▶ _INFORMATION SHOWN_:
***
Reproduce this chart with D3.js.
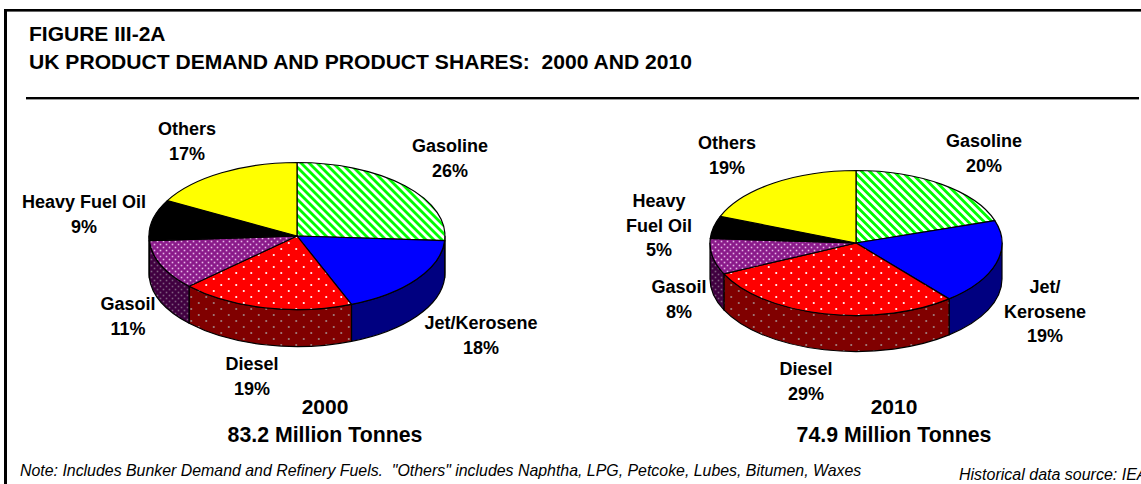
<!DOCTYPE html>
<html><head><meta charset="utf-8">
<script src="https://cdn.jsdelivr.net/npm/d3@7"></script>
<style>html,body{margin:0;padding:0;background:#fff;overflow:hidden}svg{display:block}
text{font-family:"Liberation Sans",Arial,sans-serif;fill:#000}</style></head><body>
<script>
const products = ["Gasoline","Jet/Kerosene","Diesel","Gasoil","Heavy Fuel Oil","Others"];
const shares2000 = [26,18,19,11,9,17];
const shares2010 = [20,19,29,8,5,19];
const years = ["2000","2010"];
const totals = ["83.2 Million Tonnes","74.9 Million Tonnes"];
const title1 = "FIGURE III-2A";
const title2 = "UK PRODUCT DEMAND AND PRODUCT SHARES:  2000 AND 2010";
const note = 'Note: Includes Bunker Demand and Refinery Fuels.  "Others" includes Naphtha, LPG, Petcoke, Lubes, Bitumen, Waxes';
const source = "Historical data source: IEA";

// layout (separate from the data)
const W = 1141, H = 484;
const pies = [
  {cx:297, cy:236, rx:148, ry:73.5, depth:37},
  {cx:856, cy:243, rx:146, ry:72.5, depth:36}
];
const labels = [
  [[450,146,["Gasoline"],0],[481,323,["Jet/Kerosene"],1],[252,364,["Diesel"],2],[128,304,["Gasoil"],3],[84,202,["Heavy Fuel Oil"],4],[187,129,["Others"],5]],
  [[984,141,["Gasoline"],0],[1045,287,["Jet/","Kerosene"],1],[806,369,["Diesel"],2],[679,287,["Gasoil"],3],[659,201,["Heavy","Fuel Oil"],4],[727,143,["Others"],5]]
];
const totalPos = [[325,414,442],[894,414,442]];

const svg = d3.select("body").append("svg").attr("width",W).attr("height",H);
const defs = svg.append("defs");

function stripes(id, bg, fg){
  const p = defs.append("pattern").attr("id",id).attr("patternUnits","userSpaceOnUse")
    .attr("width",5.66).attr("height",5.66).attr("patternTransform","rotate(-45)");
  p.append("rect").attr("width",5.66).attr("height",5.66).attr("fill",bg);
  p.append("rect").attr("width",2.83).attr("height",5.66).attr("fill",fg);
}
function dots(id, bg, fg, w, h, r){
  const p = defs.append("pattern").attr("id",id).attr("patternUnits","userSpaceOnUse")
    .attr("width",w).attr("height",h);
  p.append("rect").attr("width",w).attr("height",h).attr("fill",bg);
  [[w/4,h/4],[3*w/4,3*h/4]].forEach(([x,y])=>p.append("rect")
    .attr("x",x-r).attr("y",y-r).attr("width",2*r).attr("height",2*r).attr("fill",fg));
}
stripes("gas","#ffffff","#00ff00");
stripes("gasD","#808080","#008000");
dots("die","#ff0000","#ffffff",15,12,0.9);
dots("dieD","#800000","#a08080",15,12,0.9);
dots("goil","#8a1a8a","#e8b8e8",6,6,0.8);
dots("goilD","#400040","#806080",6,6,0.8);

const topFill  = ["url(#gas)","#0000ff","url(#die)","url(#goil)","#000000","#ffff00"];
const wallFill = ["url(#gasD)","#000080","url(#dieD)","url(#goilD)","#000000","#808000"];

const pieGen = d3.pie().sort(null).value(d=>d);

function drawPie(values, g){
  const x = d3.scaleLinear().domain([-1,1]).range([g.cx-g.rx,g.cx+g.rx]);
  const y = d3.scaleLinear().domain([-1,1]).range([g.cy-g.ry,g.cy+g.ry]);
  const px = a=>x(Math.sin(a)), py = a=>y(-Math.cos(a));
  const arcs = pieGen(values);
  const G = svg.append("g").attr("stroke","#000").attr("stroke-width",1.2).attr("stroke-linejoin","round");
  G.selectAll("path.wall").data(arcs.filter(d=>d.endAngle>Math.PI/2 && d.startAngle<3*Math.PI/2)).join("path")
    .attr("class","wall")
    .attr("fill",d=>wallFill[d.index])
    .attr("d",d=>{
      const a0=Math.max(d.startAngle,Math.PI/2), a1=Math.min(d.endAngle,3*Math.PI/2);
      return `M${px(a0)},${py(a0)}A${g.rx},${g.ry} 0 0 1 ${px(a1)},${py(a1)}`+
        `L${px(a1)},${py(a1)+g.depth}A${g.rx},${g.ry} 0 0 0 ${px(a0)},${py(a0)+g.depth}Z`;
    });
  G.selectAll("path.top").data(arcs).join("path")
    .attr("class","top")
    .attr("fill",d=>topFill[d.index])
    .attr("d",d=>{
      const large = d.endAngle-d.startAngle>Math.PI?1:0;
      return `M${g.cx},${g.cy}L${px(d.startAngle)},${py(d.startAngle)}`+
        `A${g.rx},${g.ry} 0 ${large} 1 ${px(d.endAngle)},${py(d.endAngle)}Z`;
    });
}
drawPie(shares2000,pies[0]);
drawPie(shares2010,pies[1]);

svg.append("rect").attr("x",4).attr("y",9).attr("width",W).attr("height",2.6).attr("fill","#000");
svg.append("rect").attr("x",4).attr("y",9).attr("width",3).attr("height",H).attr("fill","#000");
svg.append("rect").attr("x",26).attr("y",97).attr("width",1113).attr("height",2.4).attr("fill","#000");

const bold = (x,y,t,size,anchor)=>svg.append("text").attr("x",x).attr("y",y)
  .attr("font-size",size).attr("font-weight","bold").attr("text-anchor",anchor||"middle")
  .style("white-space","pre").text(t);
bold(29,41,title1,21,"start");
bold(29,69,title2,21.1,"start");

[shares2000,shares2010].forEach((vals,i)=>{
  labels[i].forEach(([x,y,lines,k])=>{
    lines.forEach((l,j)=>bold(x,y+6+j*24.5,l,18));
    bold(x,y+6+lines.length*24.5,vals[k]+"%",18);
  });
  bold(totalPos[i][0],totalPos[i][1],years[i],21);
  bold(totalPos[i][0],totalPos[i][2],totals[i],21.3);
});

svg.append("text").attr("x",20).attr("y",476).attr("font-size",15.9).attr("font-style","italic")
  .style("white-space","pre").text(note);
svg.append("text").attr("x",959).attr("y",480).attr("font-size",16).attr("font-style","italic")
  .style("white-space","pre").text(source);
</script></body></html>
***
▶ _TASK DIRECTIONS_: Without the pictures, print the whole listing exactly as given.

▶ _EXERCISE SOLUTION_:
Reproduce this chart with D3.js.
<!DOCTYPE html>
<html><head><meta charset="utf-8">
<script src="https://cdn.jsdelivr.net/npm/d3@7"></script>
<style>html,body{margin:0;padding:0;background:#fff;overflow:hidden}svg{display:block}
text{font-family:"Liberation Sans",Arial,sans-serif;fill:#000}</style></head><body>
<script>
const products = ["Gasoline","Jet/Kerosene","Diesel","Gasoil","Heavy Fuel Oil","Others"];
const shares2000 = [26,18,19,11,9,17];
const shares2010 = [20,19,29,8,5,19];
const years = ["2000","2010"];
const totals = ["83.2 Million Tonnes","74.9 Million Tonnes"];
const title1 = "FIGURE III-2A";
const title2 = "UK PRODUCT DEMAND AND PRODUCT SHARES:  2000 AND 2010";
const note = 'Note: Includes Bunker Demand and Refinery Fuels.  "Others" includes Naphtha, LPG, Petcoke, Lubes, Bitumen, Waxes';
const source = "Historical data source: IEA";

// layout (separate from the data)
const W = 1141, H = 484;
const pies = [
  {cx:297, cy:236, rx:148, ry:73.5, depth:37},
  {cx:856, cy:243, rx:146, ry:72.5, depth:36}
];
const labels = [
  [[450,146,["Gasoline"],0],[481,323,["Jet/Kerosene"],1],[252,364,["Diesel"],2],[128,304,["Gasoil"],3],[84,202,["Heavy Fuel Oil"],4],[187,129,["Others"],5]],
  [[984,141,["Gasoline"],0],[1045,287,["Jet/","Kerosene"],1],[806,369,["Diesel"],2],[679,287,["Gasoil"],3],[659,201,["Heavy","Fuel Oil"],4],[727,143,["Others"],5]]
];
const totalPos = [[325,414,442],[894,414,442]];

const svg = d3.select("body").append("svg").attr("width",W).attr("height",H);
const defs = svg.append("defs");

function stripes(id, bg, fg){
  const p = defs.append("pattern").attr("id",id).attr("patternUnits","userSpaceOnUse")
    .attr("width",5.66).attr("height",5.66).attr("patternTransform","rotate(-45)");
  p.append("rect").attr("width",5.66).attr("height",5.66).attr("fill",bg);
  p.append("rect").attr("width",2.83).attr("height",5.66).attr("fill",fg);
}
function dots(id, bg, fg, w, h, r){
  const p = defs.append("pattern").attr("id",id).attr("patternUnits","userSpaceOnUse")
    .attr("width",w).attr("height",h);
  p.append("rect").attr("width",w).attr("height",h).attr("fill",bg);
  [[w/4,h/4],[3*w/4,3*h/4]].forEach(([x,y])=>p.append("rect")
    .attr("x",x-r).attr("y",y-r).attr("width",2*r).attr("height",2*r).attr("fill",fg));
}
stripes("gas","#ffffff","#00ff00");
stripes("gasD","#808080","#008000");
dots("die","#ff0000","#ffffff",15,12,0.9);
dots("dieD","#800000","#a08080",15,12,0.9);
dots("goil","#8a1a8a","#e8b8e8",6,6,0.8);
dots("goilD","#400040","#806080",6,6,0.8);

const topFill  = ["url(#gas)","#0000ff","url(#die)","url(#goil)","#000000","#ffff00"];
const wallFill = ["url(#gasD)","#000080","url(#dieD)","url(#goilD)","#000000","#808000"];

const pieGen = d3.pie().sort(null).value(d=>d);

function drawPie(values, g){
  const x = d3.scaleLinear().domain([-1,1]).range([g.cx-g.rx,g.cx+g.rx]);
  const y = d3.scaleLinear().domain([-1,1]).range([g.cy-g.ry,g.cy+g.ry]);
  const px = a=>x(Math.sin(a)), py = a=>y(-Math.cos(a));
  const arcs = pieGen(values);
  const G = svg.append("g").attr("stroke","#000").attr("stroke-width",1.2).attr("stroke-linejoin","round");
  G.selectAll("path.wall").data(arcs.filter(d=>d.endAngle>Math.PI/2 && d.startAngle<3*Math.PI/2)).join("path")
    .attr("class","wall")
    .attr("fill",d=>wallFill[d.index])
    .attr("d",d=>{
      const a0=Math.max(d.startAngle,Math.PI/2), a1=Math.min(d.endAngle,3*Math.PI/2);
      return `M${px(a0)},${py(a0)}A${g.rx},${g.ry} 0 0 1 ${px(a1)},${py(a1)}`+
        `L${px(a1)},${py(a1)+g.depth}A${g.rx},${g.ry} 0 0 0 ${px(a0)},${py(a0)+g.depth}Z`;
    });
  G.selectAll("path.top").data(arcs).join("path")
    .attr("class","top")
    .attr("fill",d=>topFill[d.index])
    .attr("d",d=>{
      const large = d.endAngle-d.startAngle>Math.PI?1:0;
      return `M${g.cx},${g.cy}L${px(d.startAngle)},${py(d.startAngle)}`+
        `A${g.rx},${g.ry} 0 ${large} 1 ${px(d.endAngle)},${py(d.endAngle)}Z`;
    });
}
drawPie(shares2000,pies[0]);
drawPie(shares2010,pies[1]);

svg.append("rect").attr("x",4).attr("y",9).attr("width",W).attr("height",2.6).attr("fill","#000");
svg.append("rect").attr("x",4).attr("y",9).attr("width",3).attr("height",H).attr("fill","#000");
svg.append("rect").attr("x",26).attr("y",97).attr("width",1113).attr("height",2.4).attr("fill","#000");

const bold = (x,y,t,size,anchor)=>svg.append("text").attr("x",x).attr("y",y)
  .attr("font-size",size).attr("font-weight","bold").attr("text-anchor",anchor||"middle")
  .style("white-space","pre").text(t);
bold(29,41,title1,21,"start");
bold(29,69,title2,21.1,"start");

[shares2000,shares2010].forEach((vals,i)=>{
  labels[i].forEach(([x,y,lines,k])=>{
    lines.forEach((l,j)=>bold(x,y+6+j*24.5,l,18));
    bold(x,y+6+lines.length*24.5,vals[k]+"%",18);
  });
  bold(totalPos[i][0],totalPos[i][1],years[i],21);
  bold(totalPos[i][0],totalPos[i][2],totals[i],21.3);
});

svg.append("text").attr("x",20).attr("y",476).attr("font-size",15.9).attr("font-style","italic")
  .style("white-space","pre").text(note);
svg.append("text").attr("x",959).attr("y",480).attr("font-size",16).attr("font-style","italic")
  .style("white-space","pre").text(source);
</script></body></html>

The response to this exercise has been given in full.